John, an attorney, was elected to the Maine Senate in 1853. He was elected to the Maine House of Representatives in 1860. President Abraham Lincoln appointed him as the first Territorial Governor of Arizona in 1863.
As the Territorial Governor he selected the site for the Territorial Capitol to be Prescott, Arizona.

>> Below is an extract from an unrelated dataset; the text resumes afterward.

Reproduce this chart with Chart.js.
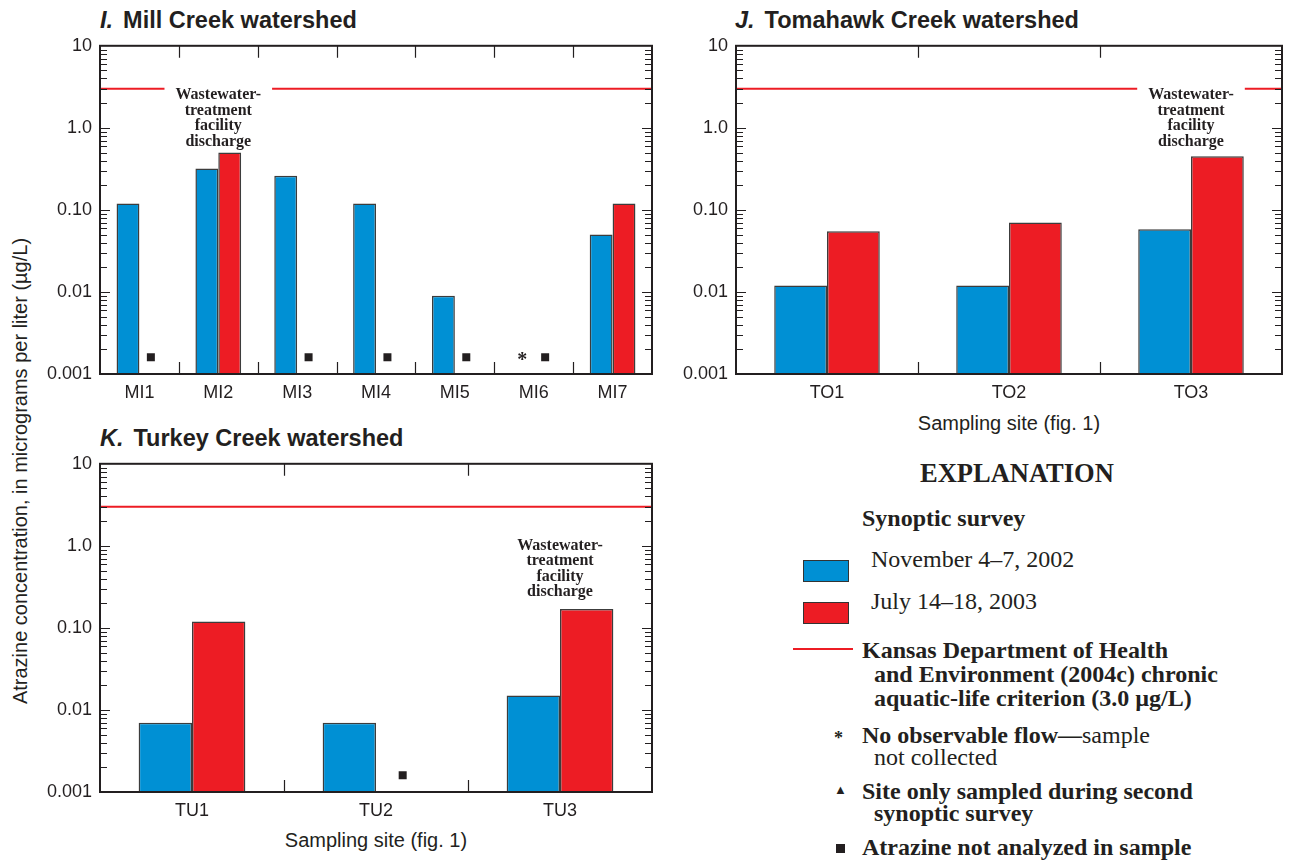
<!DOCTYPE html>
<html>
<head>
<meta charset="utf-8">
<script src="https://cdn.jsdelivr.net/npm/chart.js@4.4.0/dist/chart.umd.min.js"></script>
<style>
body { margin: 0; background: #fff; width: 1290px; height: 862px; position: relative; overflow: hidden; color: #231f20;
  font-family: 'Liberation Sans Narrow', 'Liberation Sans', sans-serif; }
canvas { position: absolute; }
.t { position: absolute; white-space: nowrap; }
.ptitle { font-weight: bold; font-size: 23.5px; line-height: 24px; }
.ptitle i { margin-right: 10px; }
.xt { font-size: 20px; line-height: 20px; text-align: center; width: 300px; }
.lg { font-family: 'Liberation Serif', serif; font-size: 24px; line-height: 24px; }
.b { font-weight: bold; }
.sw { position: absolute; width: 46px; height: 22px; border: 1px solid #333; box-sizing: border-box; }
</style>
</head>
<body>

<div class="t ptitle" style="left:100px; top:8px;"><i>I.</i>Mill Creek watershed</div>
<div class="t ptitle" style="left:735px; top:8px;"><i>J.</i>Tomahawk Creek watershed</div>
<div class="t ptitle" style="left:100px; top:426px;"><i>K.</i>Turkey Creek watershed</div>

<div class="t" style="left:-220px; top:461px; width:480px; text-align:center; font-size:20px; line-height:20px; transform: rotate(-90deg);">Atrazine concentration, in micrograms per liter (µg/L)</div>

<div class="t xt" style="left:859px; top:413px;">Sampling site (fig. 1)</div>
<div class="t xt" style="left:226px; top:830px;">Sampling site (fig. 1)</div>

<canvas id="chartMill" width="630" height="393" style="left:40px; top:27px;"></canvas>
<canvas id="chartTomahawk" width="620" height="393" style="left:676px; top:27px;"></canvas>
<canvas id="chartTurkey" width="630" height="393" style="left:40px; top:445px;"></canvas>

<!-- explanation -->
<div class="t lg b" style="left:920px; top:459px; font-size:26.5px; line-height:28px;">EXPLANATION</div>
<div class="t lg b" style="left:862px; top:506px;">Synoptic survey</div>
<div class="sw" style="left:803px; top:560px; background:#0090d4;"></div>
<div class="t lg" style="left:871px; top:547px;">November 4–7, 2002</div>
<div class="sw" style="left:803px; top:602px; background:#ed1c24;"></div>
<div class="t lg" style="left:871px; top:589px;">July 14–18, 2003</div>
<div class="t" style="left:793px; top:648px; width:60px; height:2px; background:#ed1c24;"></div>
<div class="t lg b" style="left:862px; top:638px;">Kansas Department of Health<br>&nbsp;&nbsp;and Environment (2004c) chronic<br>&nbsp;&nbsp;aquatic-life criterion (3.0 µg/L)</div>
<div class="t lg b" style="left:834px; top:726px; font-size:18px;">*</div>
<div class="t lg" style="left:862px; top:724px; line-height:22px;"><span class="b">No observable flow—</span>sample<br>&nbsp;&nbsp;not collected</div>
<div class="t lg" style="left:834px; top:783px; font-size:13px; line-height:13px;">▲</div>
<div class="t lg b" style="left:862px; top:780px; line-height:22px;">Site only sampled during second<br>&nbsp;&nbsp;synoptic survey</div>
<div class="t" style="left:836px; top:844px; width:9px; height:9px; background:#231f20;"></div>
<div class="t lg b" style="left:862px; top:835px;">Atrazine not analyzed in sample</div>

<script>
var BLUE = '#0090d4';
var RED = '#ed1c24';
var INK = '#231f20';
var EDGE = '#3c3c3c';

var yTickValues = [0.001, 0.01, 0.1, 1, 10];
var yTickLabels = ['0.001', '0.01', '0.10', '1.0', '10'];
var criterion = 3.0;
var markerLevel = 0.0016;

// I. Mill Creek
var millSites = ['MI1', 'MI2', 'MI3', 'MI4', 'MI5', 'MI6', 'MI7'];
var millNov = [0.12, 0.32, 0.26, 0.12, 0.009, null, 0.05];
var millJul = [null, 0.50, null, null, null, null, 0.12];
var millNoFlowNov = [0, 0, 0, 0, 0, 1, 0];
var millNotAnalyzedJul = [1, 0, 1, 1, 1, 1, 0];

// J. Tomahawk Creek
var tomSites = ['TO1', 'TO2', 'TO3'];
var tomNov = [0.012, 0.012, 0.058];
var tomJul = [0.055, 0.070, 0.45];

// K. Turkey Creek
var turSites = ['TU1', 'TU2', 'TU3'];
var turNov = [0.007, 0.007, 0.015];
var turJul = [0.12, null, 0.17];
var turNotAnalyzedJul = [0, 1, 0];

var noteLines = ['Wastewater-', 'treatment', 'facility', 'discharge'];

var tickFont = { family: "'Liberation Sans Narrow', 'Liberation Sans', sans-serif", size: 18 };

var panelExtras = {
    id: 'panelExtras',
    afterDatasetsDraw: function (chart, args, opts) {
        var ctx = chart.ctx;
        var area = chart.chartArea;
        var xs = chart.scales.x;
        var ys = chart.scales.y;
        ctx.save();

        // criterion line
        var yc = ys.getPixelForValue(criterion);
        ctx.strokeStyle = RED;
        ctx.lineWidth = 2;
        ctx.beginPath();
        ctx.moveTo(area.left, yc);
        ctx.lineTo(area.right, yc);
        ctx.stroke();

        // wastewater note
        if (opts.note) {
            var cx = xs.getPixelForValue(opts.note.index);
            var ty = ys.getPixelForValue(opts.note.value);
            ctx.font = 'bold 16px "Liberation Serif"';
            var w = 0;
            noteLines.forEach(function (l) { w = Math.max(w, ctx.measureText(l).width); });
            if (opts.note.gap) {
                ctx.fillStyle = '#fff';
                ctx.fillRect(cx - w / 2 - 11, yc - 3, w + 22, 6);
            }
            ctx.fillStyle = INK;
            ctx.textAlign = 'center';
            ctx.textBaseline = 'middle';
            noteLines.forEach(function (l, i) { ctx.fillText(l, cx, ty + i * 15.5); });
        }

        // markers
        ctx.fillStyle = INK;
        (opts.markers || []).forEach(function (m) {
            var meta = chart.getDatasetMeta(m.dataset);
            m.flags.forEach(function (f, i) {
                if (!f) return;
                var px = meta.data[i].x;
                var py = ys.getPixelForValue(markerLevel);
                if (m.style === 'rect') {
                    ctx.fillRect(px - 4, py - 4, 8, 8);
                } else {
                    ctx.font = 'bold 20px "Liberation Serif"';
                    ctx.textAlign = 'center';
                    ctx.textBaseline = 'middle';
                    ctx.fillText('*', px, py + 4);
                }
            });
        });

        // log ticks, inside, both sides
        ctx.strokeStyle = INK;
        ctx.lineWidth = 1.2;
        ctx.beginPath();
        for (var d = -3; d < 1; d++) {
            for (var k = 1; k < 10; k++) {
                var py = Math.round(ys.getPixelForValue(k * Math.pow(10, d))) + 0.5;
                var len = k === 1 ? 10 : 7;
                ctx.moveTo(area.left, py); ctx.lineTo(area.left + len, py);
                ctx.moveTo(area.right, py); ctx.lineTo(area.right - len, py);
            }
        }
        // category separators
        for (var i = 1; i < chart.data.labels.length; i++) {
            var sx = Math.round((xs.getPixelForValue(i - 1) + xs.getPixelForValue(i)) / 2) + 0.5;
            ctx.moveTo(sx, area.top); ctx.lineTo(sx, area.top + 12);
            ctx.moveTo(sx, area.bottom); ctx.lineTo(sx, area.bottom - 12);
        }
        ctx.stroke();

        // frame
        ctx.lineWidth = 2;
        ctx.strokeRect(area.left, area.top, area.right - area.left, area.bottom - area.top);
        ctx.restore();
    }
};

makeChart = function (id, labels, nov, jul, padRight, extras) {
    return new Chart(document.getElementById(id), {
        type: 'bar',
        data: {
            labels: labels,
            datasets: [
                { label: 'November 4–7, 2002', data: nov, backgroundColor: BLUE, borderColor: EDGE, borderWidth: 1.5,
                  categoryPercentage: 0.58, barPercentage: 1 },
                { label: 'July 14–18, 2003', data: jul, backgroundColor: RED, borderColor: EDGE, borderWidth: 1.5,
                  categoryPercentage: 0.58, barPercentage: 1 }
            ]
        },
        options: {
            responsive: false,
            animation: false,
            layout: { padding: { top: 0, right: padRight, left: 0, bottom: 0 } },
            plugins: {
                legend: { display: false },
                tooltip: { enabled: false },
                panelExtras: extras
            },
            scales: {
                x: {
                    grid: { display: false, drawTicks: false },
                    border: { display: false },
                    ticks: { font: tickFont, color: INK, padding: 8 },
                    afterFit: function (s) { s.height = 46; }
                },
                y: {
                    type: 'logarithmic',
                    min: 0.001,
                    max: 10,
                    grid: { display: false, drawTicks: false },
                    border: { display: false },
                    afterBuildTicks: function (axis) {
                        axis.ticks = yTickValues.map(function (v) { return { value: v }; });
                    },
                    ticks: {
                        font: tickFont, color: INK, padding: 8,
                        callback: function (v, i) { return yTickLabels[i]; }
                    },
                    afterFit: function (s) { s.width = 60; }
                }
            }
        },
        plugins: [panelExtras]
    });
}

makeChart('chartMill', millSites, millNov, millJul, 18, {
    note: { index: 1, value: 2.5, gap: true },
    markers: [
        { dataset: 1, flags: millNotAnalyzedJul, style: 'rect' },
        { dataset: 0, flags: millNoFlowNov, style: 'star' }
    ]
});
makeChart('chartTomahawk', tomSites, tomNov, tomJul, 14, {
    note: { index: 2, value: 2.5, gap: true },
    markers: []
});
makeChart('chartTurkey', turSites, turNov, turJul, 18, {
    note: { index: 2, value: 1.0, gap: false },
    markers: [
        { dataset: 1, flags: turNotAnalyzedJul, style: 'rect' }
    ]
});
</script>
</body>
</html>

Here he and Secretary of the Territory, Richard C. McCormick, built a log cabin, which would serve as the governor’s mansion. This cabin is still standing. In his address to the 1st Territorial Legislature on September 30, 1864, Goodwin reminded them that under the Arizona Organic Act, Arizona had inherited the laws of the New Mexico Territory, which it had previously been a part of. He called for a commission to review and rewrite the laws (legal code); immediate repeal of acts allowing for peonage and imprisonment for debt; and for U.S. Army troops and the creation of a volunteer militia to deal with hostile Native Americans. The Territorial Legislature’s first act gave Goodwin the power to create a commission to address Arizona’s laws. Goodwin was responsible for dividing the territory into judicial districts, appointing government officials, establishing postal routes, and the creation of public schools.
Goodwin was elected as a Republican Delegate from Arizona Territory to the Thirty-ninth Congress (March 4, 1865 - March 3, 1867). He never returned to Arizona. Goodwin resumed the practice of law in New York City.
He died in Paraiso Springs, California on April 29, 1887.
Burial at Forest Grove Cemetery in Augusta, Maine.